OXNARD, Calif. (AP) — Dak Prescott turned 30 early in training camp, not long after record attendance from teammates when he hosted yet another pre-camp rendezvous.
The Dallas Cowboys star keeps falling short in trying to lead his team where Tony Romo couldn't — deep in the playoffs for at least a swing at a Super Bowl title.
Prescott keeps coming back, too, always aware of how legacies are defined for Dallas quarterbacks with Roger Staubach's two championships in the 1970s and Troy Aikman's trio in the ’90s.
And always a little hungrier to be that third title-winning QB for America's Team, one of the most valuable sports franchises in the world.
“Had a lot of adversity within this game and outside of this game,” Prescott said. “It’s just shaped me to be the man, the leader and I think the right guy for this team to get us exactly there.
“It’s about using adversity and using our scars, embracing them and making sure we’re holding ourselves accountable to those and investing more time into what once caused those scars to make sure that is going to be our strength as we move forward.”
Some of Prescott's scars are mental, including divisional-round playoff losses in three of his seven seasons — three more failed attempts to get the Cowboys to the NFC championship game for first time since their most recent Super Bowl title to finish the 1995 season.
Some scars are physical, including multiple surgeries to repair the gruesome lower right leg injury that ended his 2020 season in Week 5.
Some scars are on the stat sheet, such as tying for the NFL lead in interceptions last season with 15 despite missing five games with a broken thumb.
Prescott had one of the best games of his career in a 31-14 wild-card victory over Tampa Bay that sent Tom Brady into retirement last season. But he followed it with a divisional-round clunker against San Francisco, similar to another loss to the 49ers in a wild-card game a year earlier.
Romo's run of trying to end Dallas' playoff futility came to an abrupt halt in 2016 when he was injured and replaced by Prescott.
A starter from the beginning, Prescott was the NFL Offensive Rookie of the Year after leading an 11-game winning streak that carried Dallas to the top seed in the NFC.
The Cowboys lost to Aaron Rodgers and Green Bay in the playoff debut of Prescott, who now has a 2-4 postseason record.

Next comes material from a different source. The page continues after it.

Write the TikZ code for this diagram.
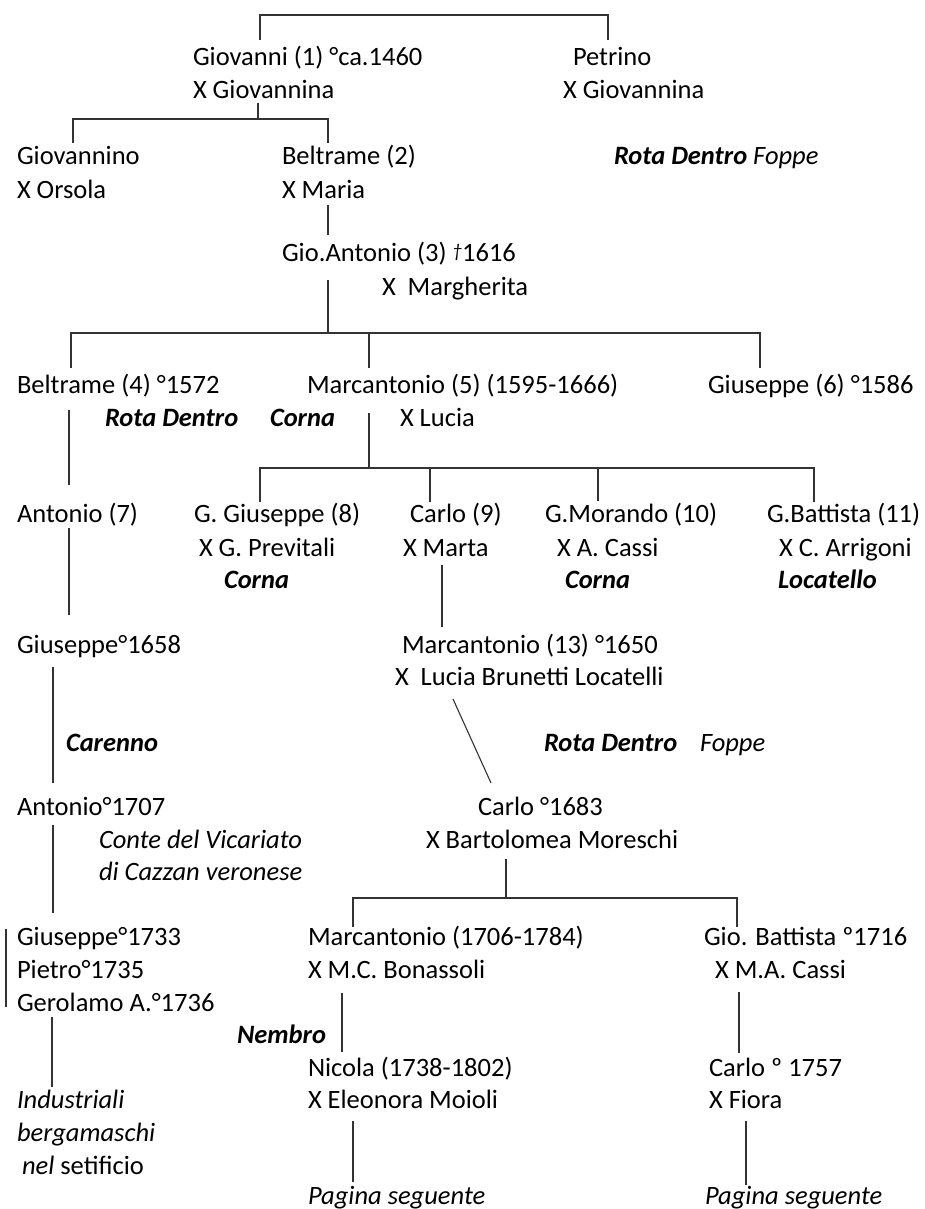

“The way my rookie year went, it kind of messed my head up and I didn’t think it’d be this hard in the six years following,” Prescott said. “But I don’t want it if it’s easy. I’ve never gotten anything easy in my life. I don’t ask for anything and I’m damn sure not going to ask now. That’s part of it.”
The offseason gatherings that are now a routine with Prescott usually draw about a half-dozen teammates. He said there were 17 in Georgia recently, and all the rookies showing up got his attention.
“You know there’s always going to be one of those guys you need late in the year to make a play, you’re going to need one of those guys to get moved up from practice squad, you’re going to need one of those guys to come in on third down and make that catch,” Prescott said. “We need them. We need their focus and attention.”
Owner Jerry Jones signed Prescott to a $160 million, four-year contract two years ago, and still believes in him enough to say an extension is coming.
“Somebody's been asking about, 'Well, he’s 30, hasn't won a Super Bowl, such and such won it at 27,'” the 80-year-old Jones said. “I don't know, but I don't remember what I could do at 27 that I couldn't do at 30. Talk to me 10 years from now, and we'll talk about his age a little bit.”
Rodgers was 28 when he won the first of four NFL MVPs in 2011, the season after winning a Super Bowl in Green Bay with Dallas coach Mike McCarthy, who is taking over as Prescott's play-caller this year.
McCarthy remembers telling Rodgers after that MVP season that he had complete command of the offense, and the challenge going forward was being himself and growing with receivers and backs.
“When I look at Dak, I think he’s entering that phase of his career,” McCarthy said. “He has a complete understanding of the offense, but where he is today is because the changes we have made, he just needs reps in. Because at the end of the day, the master of the offense is what gives us the best chance to be who we are and I think he’s definitely, he’s right there.”
The roster might be the best since Prescott arrived, even with the release of two-time rushing champ Ezekiel Elliott in a cost-cutting move.
Elliott's absence means Prescott, a fourth-round pick after Elliott went fourth overall, is the last Dallas player left from the 2016 draft class. That's another reminder of what Prescott is chasing.
“It just speaks of urgency,” he said. “It’s not forever for everybody and I know what I want to do. I know what I want to accomplish. And I know what this team wants, and it’s about that now.”
Prescott is ready for another run at it.